» Exercise description: Your answer should be only a number: how many lines include the word "this".

» Data lines:
§

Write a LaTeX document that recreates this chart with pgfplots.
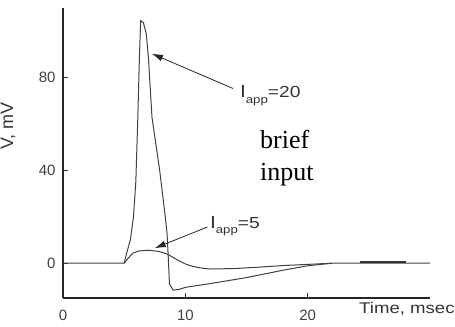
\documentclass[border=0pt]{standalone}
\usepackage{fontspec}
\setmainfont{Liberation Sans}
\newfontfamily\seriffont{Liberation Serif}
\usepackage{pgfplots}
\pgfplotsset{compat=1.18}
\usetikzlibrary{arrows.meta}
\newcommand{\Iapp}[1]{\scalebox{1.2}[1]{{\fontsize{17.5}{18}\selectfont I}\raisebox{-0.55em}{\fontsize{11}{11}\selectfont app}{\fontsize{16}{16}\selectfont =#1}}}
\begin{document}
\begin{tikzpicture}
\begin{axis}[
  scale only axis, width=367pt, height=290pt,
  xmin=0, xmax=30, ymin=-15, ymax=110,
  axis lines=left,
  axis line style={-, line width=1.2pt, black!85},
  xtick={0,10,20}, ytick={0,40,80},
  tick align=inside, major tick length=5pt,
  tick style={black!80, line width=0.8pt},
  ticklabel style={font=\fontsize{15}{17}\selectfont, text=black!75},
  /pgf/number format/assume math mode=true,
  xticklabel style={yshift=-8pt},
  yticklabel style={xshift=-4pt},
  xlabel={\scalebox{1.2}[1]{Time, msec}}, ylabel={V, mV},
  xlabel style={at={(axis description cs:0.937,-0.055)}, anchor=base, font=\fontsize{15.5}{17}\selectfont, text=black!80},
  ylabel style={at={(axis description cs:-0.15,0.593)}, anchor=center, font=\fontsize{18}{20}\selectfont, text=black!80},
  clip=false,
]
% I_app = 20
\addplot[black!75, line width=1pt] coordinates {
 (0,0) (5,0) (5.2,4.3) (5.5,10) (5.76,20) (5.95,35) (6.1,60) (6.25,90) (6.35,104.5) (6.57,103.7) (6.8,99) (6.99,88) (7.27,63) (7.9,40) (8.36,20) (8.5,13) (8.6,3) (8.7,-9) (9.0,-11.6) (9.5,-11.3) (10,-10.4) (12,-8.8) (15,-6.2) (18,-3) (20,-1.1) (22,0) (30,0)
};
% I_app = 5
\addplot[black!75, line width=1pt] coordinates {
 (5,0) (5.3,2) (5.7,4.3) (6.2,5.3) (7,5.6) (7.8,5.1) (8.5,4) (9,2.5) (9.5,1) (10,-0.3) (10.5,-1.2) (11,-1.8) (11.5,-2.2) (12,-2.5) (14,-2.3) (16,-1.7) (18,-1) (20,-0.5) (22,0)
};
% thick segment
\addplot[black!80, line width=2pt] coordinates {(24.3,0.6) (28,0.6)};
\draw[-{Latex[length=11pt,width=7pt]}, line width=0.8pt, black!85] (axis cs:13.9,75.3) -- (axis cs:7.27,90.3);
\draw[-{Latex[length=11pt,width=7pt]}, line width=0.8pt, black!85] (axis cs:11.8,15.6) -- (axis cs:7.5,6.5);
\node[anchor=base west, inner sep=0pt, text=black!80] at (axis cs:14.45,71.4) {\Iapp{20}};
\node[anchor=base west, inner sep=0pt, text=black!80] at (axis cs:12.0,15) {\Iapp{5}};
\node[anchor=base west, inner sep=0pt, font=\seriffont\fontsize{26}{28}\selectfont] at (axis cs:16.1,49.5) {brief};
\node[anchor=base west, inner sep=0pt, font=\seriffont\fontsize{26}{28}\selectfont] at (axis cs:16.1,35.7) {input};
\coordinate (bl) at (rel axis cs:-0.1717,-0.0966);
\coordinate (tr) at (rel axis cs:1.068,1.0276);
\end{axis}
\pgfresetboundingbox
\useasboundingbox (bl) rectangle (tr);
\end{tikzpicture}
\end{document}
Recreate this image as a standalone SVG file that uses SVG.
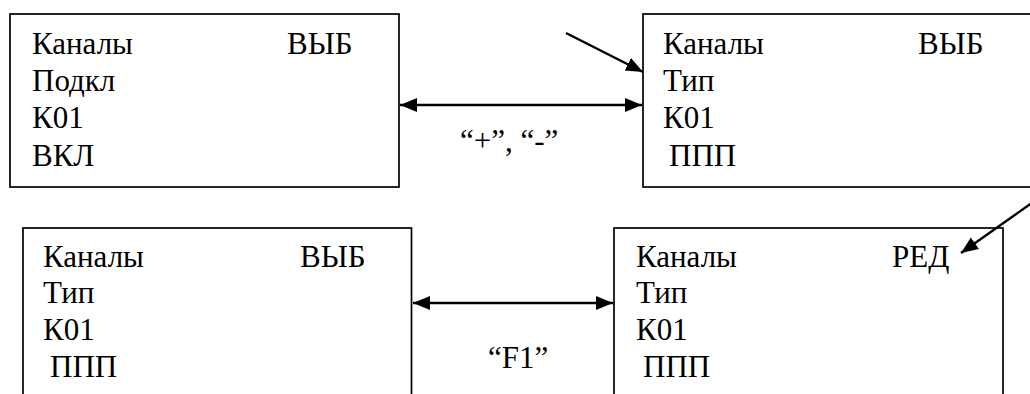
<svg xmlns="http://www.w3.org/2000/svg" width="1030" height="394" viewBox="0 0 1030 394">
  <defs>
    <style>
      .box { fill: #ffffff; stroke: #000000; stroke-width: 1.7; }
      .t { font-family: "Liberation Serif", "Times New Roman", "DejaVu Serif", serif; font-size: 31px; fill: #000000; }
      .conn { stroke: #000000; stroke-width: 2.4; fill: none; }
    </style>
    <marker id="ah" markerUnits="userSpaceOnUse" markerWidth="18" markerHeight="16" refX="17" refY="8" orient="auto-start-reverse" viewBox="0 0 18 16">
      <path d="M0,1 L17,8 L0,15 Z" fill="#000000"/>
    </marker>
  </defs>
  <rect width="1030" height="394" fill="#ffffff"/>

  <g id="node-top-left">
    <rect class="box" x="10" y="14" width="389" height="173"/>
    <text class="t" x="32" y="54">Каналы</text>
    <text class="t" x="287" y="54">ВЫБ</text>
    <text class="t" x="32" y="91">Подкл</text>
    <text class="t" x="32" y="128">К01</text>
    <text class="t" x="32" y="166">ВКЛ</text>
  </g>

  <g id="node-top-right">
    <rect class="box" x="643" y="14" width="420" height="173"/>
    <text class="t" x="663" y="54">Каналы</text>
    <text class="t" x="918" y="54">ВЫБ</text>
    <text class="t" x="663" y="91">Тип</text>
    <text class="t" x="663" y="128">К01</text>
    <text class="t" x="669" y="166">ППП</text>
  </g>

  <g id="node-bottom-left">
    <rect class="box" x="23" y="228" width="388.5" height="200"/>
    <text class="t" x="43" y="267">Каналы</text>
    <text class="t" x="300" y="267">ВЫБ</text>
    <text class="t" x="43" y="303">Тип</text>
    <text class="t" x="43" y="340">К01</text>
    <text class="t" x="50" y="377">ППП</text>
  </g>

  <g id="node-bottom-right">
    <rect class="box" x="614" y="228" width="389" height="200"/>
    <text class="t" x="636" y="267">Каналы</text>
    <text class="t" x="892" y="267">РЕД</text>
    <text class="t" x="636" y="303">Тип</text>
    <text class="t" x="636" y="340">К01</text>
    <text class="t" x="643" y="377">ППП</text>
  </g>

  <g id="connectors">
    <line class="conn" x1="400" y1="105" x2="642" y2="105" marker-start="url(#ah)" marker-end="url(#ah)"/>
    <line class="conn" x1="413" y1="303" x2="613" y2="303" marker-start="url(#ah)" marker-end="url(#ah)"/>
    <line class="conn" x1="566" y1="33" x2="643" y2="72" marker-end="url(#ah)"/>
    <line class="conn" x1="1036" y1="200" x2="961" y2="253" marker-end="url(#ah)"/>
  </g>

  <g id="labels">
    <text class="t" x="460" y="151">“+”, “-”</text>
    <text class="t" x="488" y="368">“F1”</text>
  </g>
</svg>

§

» Written reply: 2